-- START OF Raw data --
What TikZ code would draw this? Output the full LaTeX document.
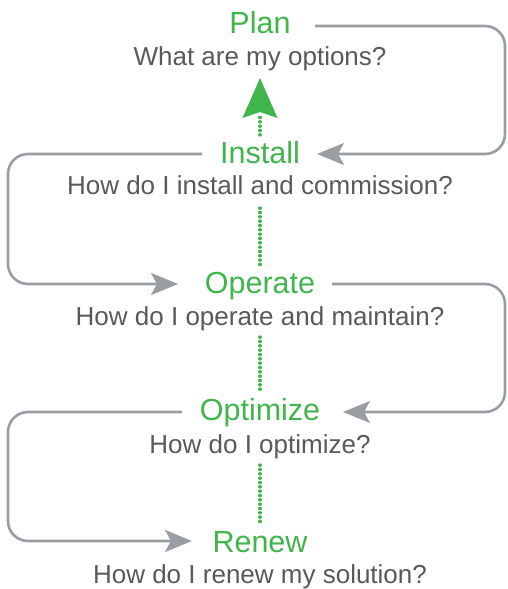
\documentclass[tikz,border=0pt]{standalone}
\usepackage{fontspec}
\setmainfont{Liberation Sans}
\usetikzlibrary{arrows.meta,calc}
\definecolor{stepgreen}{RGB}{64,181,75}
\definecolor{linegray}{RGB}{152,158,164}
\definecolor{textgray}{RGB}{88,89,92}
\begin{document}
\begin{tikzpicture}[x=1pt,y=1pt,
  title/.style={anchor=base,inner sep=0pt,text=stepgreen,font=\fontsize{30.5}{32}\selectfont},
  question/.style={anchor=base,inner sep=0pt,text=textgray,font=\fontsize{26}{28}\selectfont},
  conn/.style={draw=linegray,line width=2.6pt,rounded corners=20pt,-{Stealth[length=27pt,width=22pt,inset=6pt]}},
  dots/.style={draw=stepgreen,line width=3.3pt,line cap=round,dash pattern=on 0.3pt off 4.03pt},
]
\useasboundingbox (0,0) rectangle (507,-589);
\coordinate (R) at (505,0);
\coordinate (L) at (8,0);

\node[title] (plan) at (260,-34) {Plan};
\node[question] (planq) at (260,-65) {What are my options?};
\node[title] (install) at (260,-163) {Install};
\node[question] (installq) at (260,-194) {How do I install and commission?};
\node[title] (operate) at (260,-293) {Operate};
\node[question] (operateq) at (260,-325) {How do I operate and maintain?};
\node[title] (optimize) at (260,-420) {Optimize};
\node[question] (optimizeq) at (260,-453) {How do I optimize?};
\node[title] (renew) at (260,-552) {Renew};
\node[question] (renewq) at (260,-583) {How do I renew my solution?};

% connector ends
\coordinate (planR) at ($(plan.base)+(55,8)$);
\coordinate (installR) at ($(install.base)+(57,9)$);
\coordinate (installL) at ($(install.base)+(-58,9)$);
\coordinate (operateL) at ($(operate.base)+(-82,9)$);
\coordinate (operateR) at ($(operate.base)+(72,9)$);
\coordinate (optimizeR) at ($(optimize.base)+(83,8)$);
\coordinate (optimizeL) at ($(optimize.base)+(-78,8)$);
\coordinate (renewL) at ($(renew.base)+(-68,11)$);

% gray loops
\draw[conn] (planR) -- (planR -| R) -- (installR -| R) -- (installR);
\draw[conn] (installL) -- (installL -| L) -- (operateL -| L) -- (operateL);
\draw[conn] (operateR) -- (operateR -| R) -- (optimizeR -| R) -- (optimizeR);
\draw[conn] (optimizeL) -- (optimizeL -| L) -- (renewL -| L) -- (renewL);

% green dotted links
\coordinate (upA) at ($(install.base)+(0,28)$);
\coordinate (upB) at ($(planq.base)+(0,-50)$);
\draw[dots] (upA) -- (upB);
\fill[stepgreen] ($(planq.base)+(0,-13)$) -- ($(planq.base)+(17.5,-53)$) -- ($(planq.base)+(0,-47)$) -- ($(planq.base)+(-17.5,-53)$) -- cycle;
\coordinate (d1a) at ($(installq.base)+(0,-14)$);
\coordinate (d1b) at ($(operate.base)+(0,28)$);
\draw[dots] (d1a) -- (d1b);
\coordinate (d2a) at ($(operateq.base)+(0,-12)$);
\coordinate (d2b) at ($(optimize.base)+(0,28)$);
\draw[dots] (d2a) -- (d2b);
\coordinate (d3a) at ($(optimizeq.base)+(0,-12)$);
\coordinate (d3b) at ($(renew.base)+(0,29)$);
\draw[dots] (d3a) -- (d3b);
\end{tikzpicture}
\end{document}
-- END OF Raw data --
**Aim**.
Transcribe the whole listing, character for character, but not its images.

**Solution to this exercise**.
What TikZ code would draw this? Output the full LaTeX document.
\documentclass[tikz,border=0pt]{standalone}
\usepackage{fontspec}
\setmainfont{Liberation Sans}
\usetikzlibrary{arrows.meta,calc}
\definecolor{stepgreen}{RGB}{64,181,75}
\definecolor{linegray}{RGB}{152,158,164}
\definecolor{textgray}{RGB}{88,89,92}
\begin{document}
\begin{tikzpicture}[x=1pt,y=1pt,
  title/.style={anchor=base,inner sep=0pt,text=stepgreen,font=\fontsize{30.5}{32}\selectfont},
  question/.style={anchor=base,inner sep=0pt,text=textgray,font=\fontsize{26}{28}\selectfont},
  conn/.style={draw=linegray,line width=2.6pt,rounded corners=20pt,-{Stealth[length=27pt,width=22pt,inset=6pt]}},
  dots/.style={draw=stepgreen,line width=3.3pt,line cap=round,dash pattern=on 0.3pt off 4.03pt},
]
\useasboundingbox (0,0) rectangle (507,-589);
\coordinate (R) at (505,0);
\coordinate (L) at (8,0);

\node[title] (plan) at (260,-34) {Plan};
\node[question] (planq) at (260,-65) {What are my options?};
\node[title] (install) at (260,-163) {Install};
\node[question] (installq) at (260,-194) {How do I install and commission?};
\node[title] (operate) at (260,-293) {Operate};
\node[question] (operateq) at (260,-325) {How do I operate and maintain?};
\node[title] (optimize) at (260,-420) {Optimize};
\node[question] (optimizeq) at (260,-453) {How do I optimize?};
\node[title] (renew) at (260,-552) {Renew};
\node[question] (renewq) at (260,-583) {How do I renew my solution?};

% connector ends
\coordinate (planR) at ($(plan.base)+(55,8)$);
\coordinate (installR) at ($(install.base)+(57,9)$);
\coordinate (installL) at ($(install.base)+(-58,9)$);
\coordinate (operateL) at ($(operate.base)+(-82,9)$);
\coordinate (operateR) at ($(operate.base)+(72,9)$);
\coordinate (optimizeR) at ($(optimize.base)+(83,8)$);
\coordinate (optimizeL) at ($(optimize.base)+(-78,8)$);
\coordinate (renewL) at ($(renew.base)+(-68,11)$);

% gray loops
\draw[conn] (planR) -- (planR -| R) -- (installR -| R) -- (installR);
\draw[conn] (installL) -- (installL -| L) -- (operateL -| L) -- (operateL);
\draw[conn] (operateR) -- (operateR -| R) -- (optimizeR -| R) -- (optimizeR);
\draw[conn] (optimizeL) -- (optimizeL -| L) -- (renewL -| L) -- (renewL);

% green dotted links
\coordinate (upA) at ($(install.base)+(0,28)$);
\coordinate (upB) at ($(planq.base)+(0,-50)$);
\draw[dots] (upA) -- (upB);
\fill[stepgreen] ($(planq.base)+(0,-13)$) -- ($(planq.base)+(17.5,-53)$) -- ($(planq.base)+(0,-47)$) -- ($(planq.base)+(-17.5,-53)$) -- cycle;
\coordinate (d1a) at ($(installq.base)+(0,-14)$);
\coordinate (d1b) at ($(operate.base)+(0,28)$);
\draw[dots] (d1a) -- (d1b);
\coordinate (d2a) at ($(operateq.base)+(0,-12)$);
\coordinate (d2b) at ($(optimize.base)+(0,28)$);
\draw[dots] (d2a) -- (d2b);
\coordinate (d3a) at ($(optimizeq.base)+(0,-12)$);
\coordinate (d3b) at ($(renew.base)+(0,29)$);
\draw[dots] (d3a) -- (d3b);
\end{tikzpicture}
\end{document}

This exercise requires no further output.